Desde hace ya un tiempo, y resultaría ardua tarea señalar cuánto hace exactamente que comenzó esta tendencia, se ha venido desarrollando una estrategia de sospechoso calado, de incomprensible beneficio: la de hacer creer a todo el mundo, absolutamente a todo el mundo, sin distinción de ningún tipo, que es insustituible y prodigiosamente fascinante. De hacer creer a cada individuo, sin preferencia, sin aplicar ningún criterio, al más esforzado y al más vago, al más sensato y al más irresponsable, al más generoso y al más cicatero, que es digno de elogio y carne de profunda admiración.
El conducto utilizado para propagar esta entrañable estrategia ha sido, qué duda podía albergarse, las redes sociales, ese desván inmenso y polvoriento donde arrumbamos todo aquello que no logramos materializar en el mundo real. En un muy lejano futuro, si no reventamos antes en mil pedazos en virtud del petardazo de una de esas veinte mil bombas termonucleares que penden de un hilo temblón sobre nuestras cabezas pelonas, en los libros de historia se trazará una división periódica perfectamente definida: la Prehistoria, la Edad Antigua, la Edad Media, la Edad Moderna, la Edad Contemporánea y la Edad del Wasap. Es el modelo de involución social más complejo, minucioso y asombroso que hubiera podido imaginarse, y no precisamente sin esfuerzo. De no haberlo visto, y bien de cerca, nadie lo habría creído.
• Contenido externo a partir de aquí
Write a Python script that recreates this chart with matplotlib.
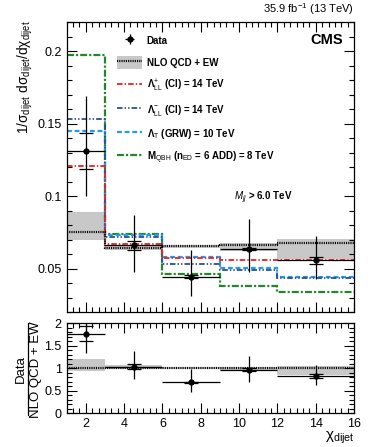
import numpy as np
import matplotlib
matplotlib.use('Agg')
from matplotlib import pyplot as plt
from matplotlib.patches import Patch
from matplotlib.lines import Line2D
from matplotlib.ticker import MultipleLocator, FixedLocator

plt.rcParams['font.family'] = ['Liberation Sans', 'DejaVu Sans']
plt.rcParams['mathtext.fontset'] = 'custom'
plt.rcParams['mathtext.rm'] = 'Liberation Sans'
plt.rcParams['mathtext.it'] = 'Liberation Sans:italic'
plt.rcParams['mathtext.bf'] = 'Liberation Sans:bold'
plt.rcParams['lines.scale_dashes'] = False

# chi_dijet bins
edges = [1, 3, 6, 9, 12, 16]
centers = [2, 4.5, 7.5, 10.5, 14]
half_width = [1, 1.5, 1.5, 1.5, 2]

# measured normalized distribution
data = [0.131, 0.0661, 0.0446, 0.0636, 0.0558]
data_hi = [0.169, 0.087, 0.063, 0.0845, 0.0725]
data_lo = [0.100, 0.048, 0.031, 0.0477, 0.0427]
stat_hi = [0.1436, 0.069, 0.0454, 0.0645, 0.0583]
stat_lo = [0.119, 0.063, 0.0438, 0.0627, 0.0532]

# NLO QCD + EW prediction and uncertainty band
theory = [0.0752, 0.0645, 0.0656, 0.0663, 0.068]
theory_hi = [0.089, 0.066, 0.0666, 0.068, 0.0707]
theory_lo = [0.0697, 0.0628, 0.0646, 0.0622, 0.0565]

# new physics models
ci_plus = [0.1206, 0.0668, 0.0576, 0.0563, 0.0563]
ci_minus = [0.1534, 0.072, 0.0535, 0.0489, 0.0440]
grw = [0.1447, 0.0735, 0.0583, 0.0503, 0.0443]
qbh = [0.1975, 0.0743, 0.0462, 0.0381, 0.0342]

# ratio panel
ratio = [1.76, 1.03, 0.68, 0.96, 0.83]
ratio_hi = [2.25, 1.37, 0.97, 1.27, 1.07]
ratio_lo = [1.33, 0.76, 0.46, 0.70, 0.63]
ratio_stat_hi = [1.93, 1.08, 0.70, 0.99, 0.87]
ratio_stat_lo = [1.59, 0.98, 0.66, 0.93, 0.78]
ratio_band_hi = [1.19, 1.06, 1.02, 1.02, 1.05]
ratio_band_lo = [0.93, 0.97, 0.98, 0.94, 0.84]

red = '#e8221e'
darkblue = '#2c4f86'
lightblue = '#1f9bf0'
green = '#23862a'
band = '#c8c8c8'

fig = plt.figure(figsize=(3.74, 4.47), dpi=100)
ax = fig.add_axes([0.178, 0.3013, 0.769, 0.6488])
rax = fig.add_axes([0.178, 0.076, 0.769, 0.2013])

# upper panel
ax.stairs(theory_hi, edges, baseline=theory_lo, fill=True, color=band, lw=0)
ax.stairs(qbh, edges, baseline=None, color=green, lw=1.6, ls=(0, (5, 1.5, 1.5, 1.5)))
ax.stairs(grw, edges, baseline=None, color=lightblue, lw=1.6, ls=(0, (3.5, 2)))
ax.stairs(ci_minus, edges, baseline=None, color=darkblue, lw=1.3, ls=(0, (4, 1.5, 1, 1.5, 1, 1.5)))
ax.stairs(ci_plus, edges, baseline=None, color=red, lw=1.3, ls=(0, (4, 1.5, 1, 1.5)))
ax.stairs(theory, edges, baseline=None, color='black', lw=1.6, ls=(0, (0.8, 0.8)))

yerr = [np.subtract(data, data_lo), np.subtract(data_hi, data)]
eb = ax.errorbar(centers, data, xerr=half_width, yerr=yerr, fmt='o', color='black',
                 ms=3.5, elinewidth=0.9, capsize=0)
ax.errorbar(centers, data, yerr=[np.subtract(data, stat_lo), np.subtract(stat_hi, data)],
            fmt='none', ecolor='black', elinewidth=0, capsize=5, capthick=0.9)

ax.set_xlim(1, 16)
ax.set_ylim(0.02, 0.22)
ax.yaxis.set_major_locator(FixedLocator([0.05, 0.1, 0.15, 0.2]))
ax.yaxis.set_minor_locator(MultipleLocator(0.01))
ax.yaxis.set_major_formatter(matplotlib.ticker.FuncFormatter(lambda v, p: '%g' % v))

handles = [eb,
           (Patch(color=band, lw=0), Line2D([], [], color='black', lw=1.6, ls=(0, (0.8, 0.8)))),
           Line2D([], [], color=red, lw=1.3, ls=(0, (4, 1.5, 1, 1.5))),
           Line2D([], [], color=darkblue, lw=1.3, ls=(0, (4, 1.5, 1, 1.5, 1, 1.5))),
           Line2D([], [], color=lightblue, lw=1.6, ls=(0, (3.5, 2))),
           Line2D([], [], color=green, lw=1.6, ls=(0, (5, 1.5, 1.5, 1.5)))]
labels = ['Data', 'NLO QCD + EW',
          'Λ$^{+}_{\\mathrm{LL}}$ (CI) = 14 TeV',
          'Λ$^{-}_{\\mathrm{LL}}$ (CI) = 14 TeV',
          'Λ$_{\\mathrm{T}}$ (GRW) = 10 TeV',
          'M$_{\\mathrm{QBH}}$ (n$_{\\mathrm{ED}}$ = 6 ADD) = 8 TeV']
ax.legend(handles, labels, loc='upper left', bbox_to_anchor=(0.175, 0.96), frameon=False,
          prop={'weight': 'bold', 'size': 7}, handlelength=2.6, handleheight=1.75,
          labelspacing=0.89, handletextpad=0.45, borderpad=0, borderaxespad=0)

ax.text(0.96, 0.94, 'CMS', transform=ax.transAxes, ha='right', va='center',
        fontsize=10.5, fontweight='bold')
ax.text(0.685, 0.395, '$M_{jj}$ > 6.0 TeV', transform=ax.transAxes, ha='center', va='center',
        fontsize=7, fontweight='bold')
fig.text(0.947, 0.962, '35.9 fb$^{-1}$ (13 TeV)', ha='right', va='bottom', fontsize=8)
fig.text(0.067, 0.955, '1/σ$_{\\mathrm{dijet}}$ dσ$_{\\mathrm{dijet}}$/dχ$_{\\mathrm{dijet}}$',
         rotation=90, ha='center', va='top', fontsize=9.8)

# ratio panel
rax.stairs(ratio_band_hi, edges, baseline=ratio_band_lo, fill=True, color=band, lw=0)
rax.axhline(1, color='black', lw=1.6, ls=(0, (0.8, 0.8)))
ryerr = [np.subtract(ratio, ratio_lo), np.subtract(ratio_hi, ratio)]
rax.errorbar(centers, ratio, xerr=half_width, yerr=ryerr, fmt='o', color='black',
             ms=3.5, elinewidth=0.9, capsize=0)
rax.errorbar(centers, ratio, yerr=[np.subtract(ratio, ratio_stat_lo), np.subtract(ratio_stat_hi, ratio)],
             fmt='none', ecolor='black', elinewidth=0, capsize=5, capthick=0.9)
rax.set_xlim(1, 16)
rax.set_ylim(0, 2)
rax.yaxis.set_major_locator(MultipleLocator(0.5))
rax.yaxis.set_minor_locator(MultipleLocator(0.1))
rax.yaxis.set_major_formatter(matplotlib.ticker.FuncFormatter(lambda v, p: '%g' % v))
rax.set_xlabel('χ$_{\\mathrm{dijet}}$', fontsize=11, loc='right', labelpad=0)

fig.text(0.056, 0.174, 'Data', rotation=90, ha='center', va='center', fontsize=9.5)
fig.text(0.097, 0.174, 'NLO QCD + EW', rotation=90, ha='center', va='center', fontsize=9.5)
fig.add_artist(Line2D([0.075, 0.075], [0.072, 0.278], color='black', lw=0.9))

for a in (ax, rax):
    a.xaxis.set_major_locator(MultipleLocator(2))
    a.xaxis.set_minor_locator(FixedLocator(np.arange(4, 48) / 3.0))
    a.tick_params(which='both', direction='in', top=True, right=True, labelsize=9, width=0.8)
    a.tick_params(which='major', length=7)
    a.tick_params(which='minor', length=3.5)
    for s in a.spines.values():
        s.set_linewidth(0.9)
ax.tick_params(labelbottom=False)

fig.savefig('out.png', dpi=100)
A través de este conducto, apuntábamos, el de las redes sociales —fenomenal caballo de Troya de la desinformación, de la estupidez supina, del regreso acelerado a las cavernas, al más estancado analfabetismo—, se ha venido espolvoreando, en forma de frasecillas célebres, una suerte de dogma dulzón, una especie de postulado infantil, disfrazado de improvisada filosofía, que no se sostiene ni con siete pilares de hormigón, y que podría resumirse como sigue: usted vale más que un diamante, y debe amarse a sí mismo prioritariamente.
Si se presta la suficiente atención, con el consiguiente e inevitable sofoco, se descubrirá que cada día brota de entre las piedras una nueva legión de virtuosos pensadores, a cuál más poéticamente arrebatado: «Te mereces todo, quiérete», escriben con letra rizada sobre fondo colorido, y esta viene a ser la principal línea editorial. «Solo tú sabes cuánto vales». «Mímate, no permitas que nadie te menosprecie». «Tú, y a tus pies el universo todo». Asfixiados por el empacho de semejante doctrina, machacona como un martillo pilón, nos vemos obligados a echar mano del inhalador. Ni con cuatro bofetadas logra uno recuperarse del vahído. Este gas sarín de los nuevos vendehumos de la autoayuda se agarra especialmente a las vías respiratorias y no se puede ni soplar una vela.
Qué hermosa sociedad se construye con este tipo de insidiosas filosofías. Primero el yo, el yo ante todo, y después los demás. Se fomenta hoy poderosamente el egoísmo, y a renglón seguido el egotismo, como un suplemento dominical. Y se aniquila, por ende, toda empatía por el prójimo. Dónde quedó, se pregunta uno, horrorizado, el delicioso encanto de la modestia, el preciado tesoro de la humildad.